Americans have very different perceptions on wild versus farmed fish. And they vary widely on fish farmed in fresh or salt water.
A report out this week says that while more US adults are replacing red meat with seafood, concerns and misperceptions are slowing the pace of purchases.
In the study called Aquaculture/Mariculture, US Market Insights and Opportunities, food industry trackers Changing Tastes and Datassential surveyed 1,500 consumers and 400 restaurant operators about their wild and farmed preferences for America’s three favorites: salmon, tuna and shrimp.
Overall, nearly half of consumers and 40 percent of restaurateurs said they prefer ﬁsh and shellfish to be wild. Both favored wild ﬁsh because it has better ﬂavor, quality, texture, is free of antibiotics, pesticides and other chemicals.
For salmon, 57 percent of consumers said they prefer wild caught and 64 percent for restaurants.
American consumers and restaurant buyers both believe less than half of the seafoods we eat today comes from aquaculture – the real total is closer to 85 percent.
They also believe a substantial amount of seafood is farmed way out in the deep ocean far from shore.
Overall, land based and nearshore aquaculture operations got much lower marks across the board.
Water pollution and impacts on water quality were listed as the top concerns by 66 percent of consumers for land based farms and 58 percent for near shore.
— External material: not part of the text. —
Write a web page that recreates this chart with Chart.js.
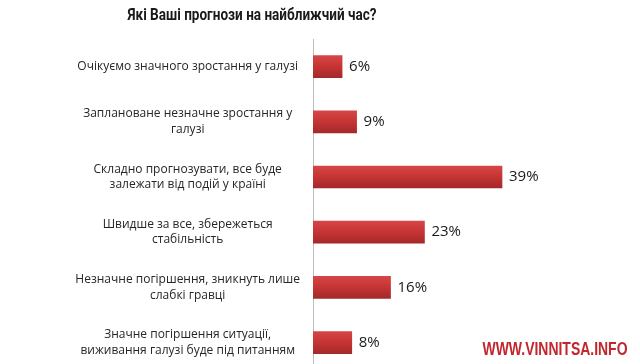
<!DOCTYPE html>
<html>
<head>
<meta charset="utf-8">
<script src="https://cdn.jsdelivr.net/npm/chart.js@4"></script>
<style>
  html, body { margin: 0; padding: 0; background: #fff; overflow: hidden; }
  #wrap { width: 640px; height: 391px; position: relative; }
</style>
</head>
<body>
<div id="wrap"><canvas id="forecastChart"></canvas></div>
<script>
const chartTitle = "Які Ваші прогнози на найближчий час?";
const watermark = "WWW.VINNITSA.INFO";

const categories = [
  ["Очікуємо значного зростання у галузі"],
  ["Заплановане незначне зростання у", "галузі"],
  ["Складно прогнозувати, все буде", "залежати від подій у країні"],
  ["Швидше за все, збережеться", "стабільність"],
  ["Незначне погіршення, зникнуть лише", "слабкі гравці"],
  ["Значне погіршення ситуації,", "виживання галузі буде під питанням"]
];
const shares = [6, 9, 39, 23, 16, 8];

// red bar with a slight top-to-bottom shading
function barFill(ctx) {
  const chart = ctx.chart;
  const y = chart.scales && chart.scales.y;
  const c = y ? y.getPixelForValue(ctx.dataIndex) : NaN;
  if (!Number.isFinite(c)) return "#c63535";
  const g = chart.ctx.createLinearGradient(0, c - 11, 0, c + 11);
  g.addColorStop(0, "#d64646");
  g.addColorStop(0.45, "#c83535");
  g.addColorStop(1, "#a4292a");
  return g;
}

// draw text squeezed to a given width (the original uses narrow fonts)
function fitText(ctx, text, cx, y, width) {
  const w = ctx.measureText(text).width;
  ctx.save();
  ctx.translate(cx, y);
  ctx.scale(width / w, 1);
  ctx.textAlign = "center";
  ctx.fillText(text, 0, 0);
  ctx.restore();
}

const extras = {
  id: "extras",
  afterDraw(chart) {
    const ctx = chart.ctx;
    ctx.save();
    // title
    ctx.fillStyle = "#1a1a1a";
    ctx.font = "bold 16px Roboto";
    ctx.textBaseline = "alphabetic";
    fitText(ctx, chartTitle, 252, 20, 249);

    // value labels
    ctx.font = "15px 'Open Sans'";
    ctx.textAlign = "left";
    ctx.textBaseline = "middle";
    ctx.fillStyle = "#1a1a1a";
    chart.getDatasetMeta(0).data.forEach((bar, i) => {
      ctx.fillText(shares[i] + "%", bar.x + 7, bar.y);
    });

    // site mark
    ctx.font = "bold 18px 'Liberation Sans'";
    ctx.fillStyle = "#c1272d";
    ctx.textBaseline = "alphabetic";
    fitText(ctx, watermark, 555, 355, 145);
    ctx.restore();
  }
};

new Chart(document.getElementById("forecastChart"), {
  type: "bar",
  data: {
    labels: categories,
    datasets: [{
      data: shares,
      backgroundColor: barFill,
      barThickness: 22,
      borderWidth: 0
    }]
  },
  options: {
    indexAxis: "y",
    responsive: true,
    maintainAspectRatio: false,
    animation: false,
    layout: { padding: { top: 39, right: 12, bottom: 2, left: 0 } },
    plugins: {
      legend: { display: false },
      tooltip: { enabled: false }
    },
    scales: {
      x: {
        display: false,
        min: 0,
        max: 65
      },
      y: {
        afterFit(scale) { scale.width = 313; },
        grid: { display: false, drawTicks: false },
        border: { display: true, color: "#bfbfbf", width: 1 },
        ticks: {
          crossAlign: "center",
          padding: 13,
          color: "#262626",
          font: { family: "'Open Sans'", size: 12, lineHeight: 1.3 }
        }
      }
    }
  },
  plugins: [extras]
});
</script>
</body>
</html>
Water concerns jumped to 80 percent among buyers.
The use of antibiotics and pesticides ranked as the second concern by 64 percent of consumers and 68 percent for restaurant operators.
The results indicate companies selling salmon raised in recirculating systems on land have their work cut out for them.
One quarter of consumers and buyers believe open ocean mariculture is better for the environment than wild capture ﬁshing.
The report concludes that as more Americans shift to eating seafood, the share with no established preferences for wild versus farmed increases.
Many already believe ocean mariculture is superior and is supplying a meaningful share of our seafood. This misperception indicates market recognition and support for new mariculture producers, the report said.